Flu shots protect against three or four strains of flu virus. Trivalent flu vaccines protect against two influenza A strains, H1N1 and H3N2, and one influenza B strain. Quadrivalent flu vaccines — offered for the first time in the 2013-2014 flu season — protect against the same strains as the trivalent vaccine, as well as an extra influenza B virus.

In addition to the standard dose flu vaccine given with a needle, flu shots are available in several different forms, including an egg-free version for people ages 18 to 49, a high-dose version for those ages 65 and older, a small-needle version for people ages 18 to 64, and a nasal spray, which is approved for healthy people ages 2 to 49.

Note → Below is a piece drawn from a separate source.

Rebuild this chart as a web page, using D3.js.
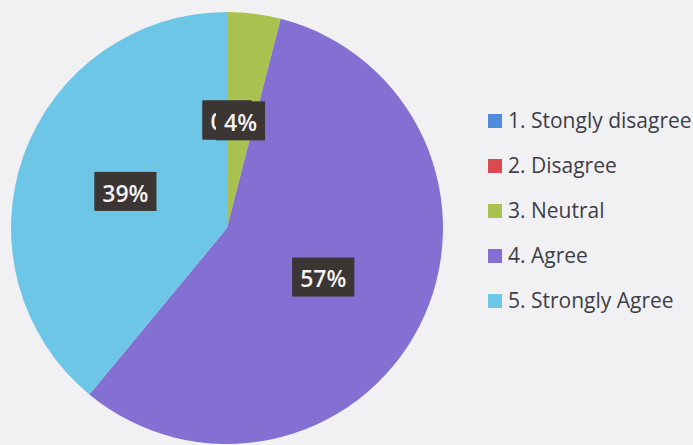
<!DOCTYPE html>
<html>
<head>
<meta charset="utf-8">
<script src="https://cdn.jsdelivr.net/npm/d3@7"></script>
<style>
  html, body { margin: 0; padding: 0; background: #f1f1f4; }
  svg { display: block; }
</style>
</head>
<body>
<svg id="chart" width="693" height="445"></svg>
<script>
const categories = ["1. Stongly disagree", "2. Disagree", "3. Neutral", "4. Agree", "5. Strongly Agree"];
const values = [0, 0, 4, 57, 39];
const labels = ["0%", "0%", "4%", "57%", "39%"];
const colors = ["#4f8ddc", "#dc4a4f", "#a9c24f", "#8470d2", "#6ec6e6"];

const svg = d3.select("#chart");
const W = 693, H = 445;
const cx = 227, cy = 228, r = 216;

const color = d3.scaleOrdinal().domain(categories).range(colors);

const pie = d3.pie().sort(null).value(d => d.value).startAngle(0).endAngle(2 * Math.PI);
const data = categories.map((c, i) => ({ cat: c, value: values[i], label: labels[i] }));
const arcs = pie(data);

const arc = d3.arc().innerRadius(0).outerRadius(r);
const labelArc = d3.arc().innerRadius(r * 0.5).outerRadius(r * 0.5);

const g = svg.append("g").attr("transform", `translate(${cx},${cy})`);

g.selectAll("path.slice")
  .data(arcs)
  .join("path")
  .attr("class", "slice")
  .attr("d", arc)
  .attr("fill", d => color(d.data.cat));

// labels (drawn in series order so later labels cover earlier, as in the reference)
const fontFam = "'Open Sans', 'Liberation Sans', sans-serif";
arcs.forEach(d => {
  const [lx, ly] = labelArc.centroid(d);
  const lg = g.append("g").attr("transform", `translate(${lx},${ly})`);
  const rect = lg.append("rect").attr("fill", "#3b3533");
  const t = lg.append("text")
    .attr("text-anchor", "middle")
    .attr("dy", "0.36em")
    .attr("y", 2)
    .attr("fill", "#f4f2f2")
    .style("font-family", fontFam)
    .style("font-size", "23px")
    .style("font-weight", "600")
    .text(d.data.label);
  const w = t.node().getComputedTextLength();
  const bw = w + 16, bh = 39;
  rect.attr("x", -bw / 2).attr("y", -bh / 2).attr("width", bw).attr("height", bh);
});

// legend
const legendY = d3.scalePoint().domain(categories).range([121, 301]);
const lg = svg.append("g");
const items = lg.selectAll("g.item")
  .data(categories)
  .join("g")
  .attr("class", "item")
  .attr("transform", d => `translate(488,${legendY(d)})`);
items.append("rect")
  .attr("x", 0).attr("y", -7)
  .attr("width", 14).attr("height", 14)
  .attr("fill", d => color(d));
items.append("text")
  .attr("x", 20).attr("y", 0)
  .attr("dy", "0.35em")
  .attr("fill", "#3e3e46")
  .style("font-family", fontFam)
  .style("font-size", "21px")
  .text(d => d);
</script>
</body>
</html>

There is also a needle-free flu shot, delivered by a so-called jet injector, which uses a high-pressure stream of fluid to inject the vaccine, theCDC says. It is approved for adults ages 18 to 64.

Flu vaccines for the 2015 to 2016 season

During the 2015 to 2016 flu season, it’s projected that 171 to 179 million doses of flu vaccine will be available. Flu shots are available now across the country.
This season, all of the nasal spray vaccines and the small needle (intradermal) vaccines will be quardivalent, while the high dose vaccines and the jet injector vaccines will be trivalent. The traditional flu shot, called an intramuscular vaccine, will be available in both trivalent and quadrivalent forms.

Last year, health officials said that the nasal spray is the preferred vaccine for children ages 2 to 8, because this vaccine was thought to work particularly well in this age group. However, this year, health officials did not make the same recommendation, because additional studies did not confirm that the nasal vaccine is better for this age group. So for the 2015 to 2016 flu season, both the nasal spray and flu shot are recommended equally for children ages 2 to 8.

When should you get a flu shot?

Exactly when flu season starts and ends is unpredictable, so health officials recommend that people get their flu shot in early fall, preferably before October, the CDC says. Flu activity typically peaks in January or February.

“We’d like to get as many people protected against influenza before influenza becomes active in communities across the country,” Schaffner said.

Most flu vaccine is given before Thanksgiving, Schaffner said, but people can still get their shot throughout the winter months. Each season’s flu shot expires in June of that year, but Schaffner said that he would consider it “too late” to get a flu vaccine after March, unless a person is traveling to the Southern Hemisphere (where their flu season will be starting).

After vaccination, it takes a person about two weeks to build up immunity against the flu.